(Dataset entries)
..............................

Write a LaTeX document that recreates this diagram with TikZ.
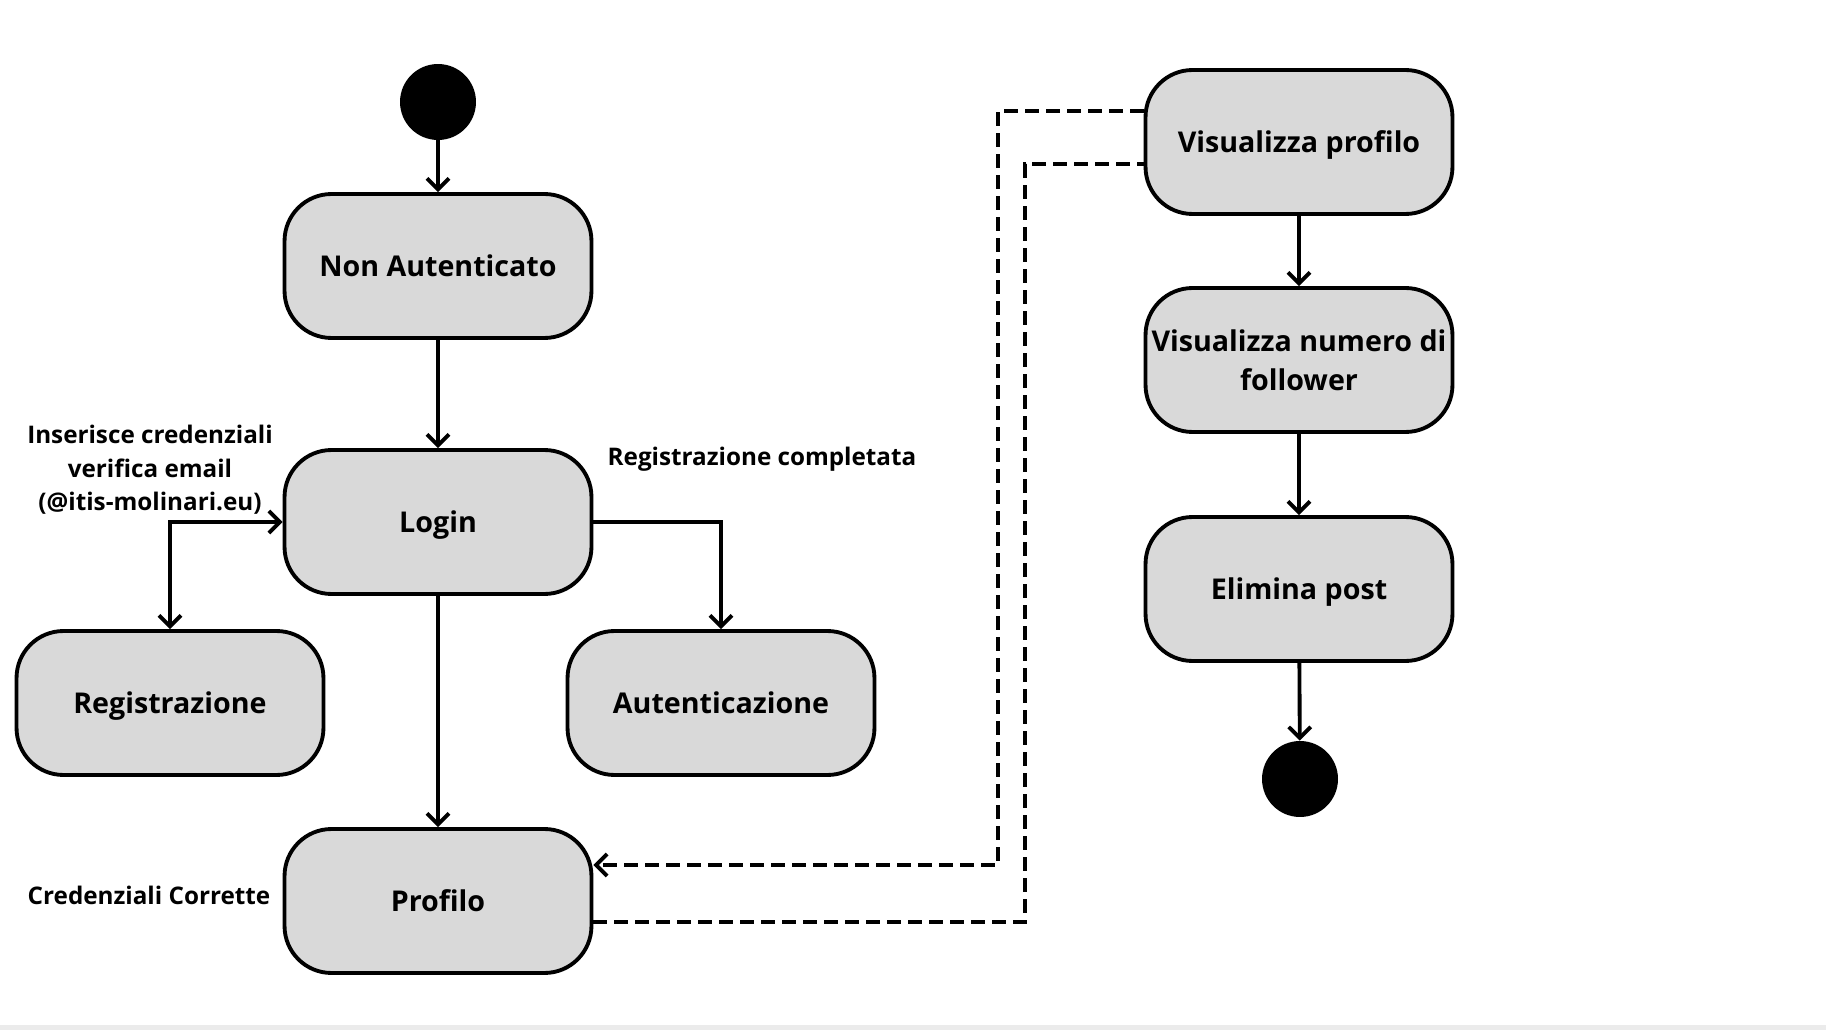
\documentclass[tikz,border=0pt]{standalone}
\usepackage{fontspec}
\setmainfont{Open Sans}
\usepackage{xcolor}
\usetikzlibrary{shapes, positioning, arrows.meta}

\definecolor{boxgray}{HTML}{D9D9D9}

\tikzset{
  statebox/.style={draw, line width=2.2pt, rounded corners=0.94cm, fill=boxgray,
    minimum width=6.14cm, minimum height=2.88cm, inner sep=2pt, align=center,
    text depth=0pt, font=\bfseries\fontsize{16.3}{22}\selectfont},
  dot/.style={circle, fill=black, minimum size=1.52cm, inner sep=0pt},
  flow/.style={line width=2.2pt, -{Straight Barb[length=0.22cm, width=0.44cm]}},
  dflow/.style={line width=2.2pt, dash pattern=on 0.28cm off 0.14cm},
  lbl/.style={align=center, text depth=0pt, font=\bfseries\fontsize{13.8}{19}\selectfont},
}

\begin{document}
\begin{tikzpicture}[x=0.02cm, y=-0.02cm]
  \useasboundingbox (0,0) rectangle (1826,1030);
  \fill[black!8] (0,1025) rectangle (1826,1030);

  % left column
  \node[dot] (Start) at (438,102) {};
  \node[statebox] (NonAuth) at (438,266) {Non Autenticato};
  \node[statebox] (Login) at (438,522) {Login};
  \node[statebox] (Registrazione) at (170,703) {Registrazione};
  \node[statebox] (Autenticazione) at (721,703) {Autenticazione};
  \node[statebox] (Profilo) at (438,901) {Profilo};

  \node[lbl] (InsCred) at (150,468) {Inserisce credenziali\\verifica email\\(@itis-molinari.eu)};
  \node[lbl] (RegOk) at (762,456) {Registrazione completata};
  \node[lbl] (CredOk) at (149,895) {Credenziali Corrette};

  % right column
  \node[statebox] (VisProfilo) at (1299,142) {Visualizza profilo};
  \node[statebox] (VisFollower) at (1299,360) {Visualizza numero di\\follower};
  \node[statebox] (EliminaPost) at (1299,589) {Elimina post};
  \node[dot] (End) at (1300,779) {};

  \draw[flow] (Start) -- (NonAuth);
  \draw[flow] (NonAuth) -- (Login);
  \draw[flow, {Straight Barb[length=0.22cm, width=0.44cm]}-{Straight Barb[length=0.22cm, width=0.44cm]}] (Registrazione.north) |- (Login.west);
  \draw[flow] (Login.east) -| (Autenticazione.north);
  \draw[flow] (Login) -- (Profilo);

  \draw[flow] (VisProfilo) -- (VisFollower);
  \draw[flow] (VisFollower) -- (EliminaPost);
  \draw[flow] (EliminaPost) -- (End);

  % dashed links
  \coordinate (railA) at (998,0);
  \coordinate (railB) at (1025,0);
  \coordinate (outA) at ([yshift=0.62cm]VisProfilo.west);
  \coordinate (inA) at ([yshift=0.72cm]Profilo.east);
  \coordinate (outB) at ([yshift=-0.42cm]Profilo.east);
  \coordinate (inB) at ([yshift=-0.44cm]VisProfilo.west);
  \draw[dflow, -{Straight Barb[length=0.22cm, width=0.44cm]}] (outA) -- (outA -| railA) -- (inA -| railA) -- (inA);
  \draw[dflow] (outB) -- (outB -| railB) -- (inB -| railB) -- (inB);
\end{tikzpicture}
\end{document}
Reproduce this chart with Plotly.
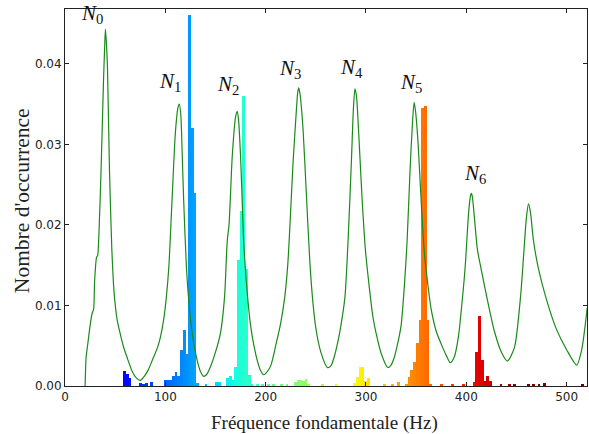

..............................

**What the task asks:** Everything from the first line of the listing above through the line that contains "(End) at (1300,779)" is to be restated word for word, minus the pictures.

**Task output:**
Write a LaTeX document that recreates this diagram with TikZ.
\documentclass[tikz,border=0pt]{standalone}
\usepackage{fontspec}
\setmainfont{Open Sans}
\usepackage{xcolor}
\usetikzlibrary{shapes, positioning, arrows.meta}

\definecolor{boxgray}{HTML}{D9D9D9}

\tikzset{
  statebox/.style={draw, line width=2.2pt, rounded corners=0.94cm, fill=boxgray,
    minimum width=6.14cm, minimum height=2.88cm, inner sep=2pt, align=center,
    text depth=0pt, font=\bfseries\fontsize{16.3}{22}\selectfont},
  dot/.style={circle, fill=black, minimum size=1.52cm, inner sep=0pt},
  flow/.style={line width=2.2pt, -{Straight Barb[length=0.22cm, width=0.44cm]}},
  dflow/.style={line width=2.2pt, dash pattern=on 0.28cm off 0.14cm},
  lbl/.style={align=center, text depth=0pt, font=\bfseries\fontsize{13.8}{19}\selectfont},
}

\begin{document}
\begin{tikzpicture}[x=0.02cm, y=-0.02cm]
  \useasboundingbox (0,0) rectangle (1826,1030);
  \fill[black!8] (0,1025) rectangle (1826,1030);

  % left column
  \node[dot] (Start) at (438,102) {};
  \node[statebox] (NonAuth) at (438,266) {Non Autenticato};
  \node[statebox] (Login) at (438,522) {Login};
  \node[statebox] (Registrazione) at (170,703) {Registrazione};
  \node[statebox] (Autenticazione) at (721,703) {Autenticazione};
  \node[statebox] (Profilo) at (438,901) {Profilo};

  \node[lbl] (InsCred) at (150,468) {Inserisce credenziali\\verifica email\\(@itis-molinari.eu)};
  \node[lbl] (RegOk) at (762,456) {Registrazione completata};
  \node[lbl] (CredOk) at (149,895) {Credenziali Corrette};

  % right column
  \node[statebox] (VisProfilo) at (1299,142) {Visualizza profilo};
  \node[statebox] (VisFollower) at (1299,360) {Visualizza numero di\\follower};
  \node[statebox] (EliminaPost) at (1299,589) {Elimina post};
  \node[dot] (End) at (1300,779) {};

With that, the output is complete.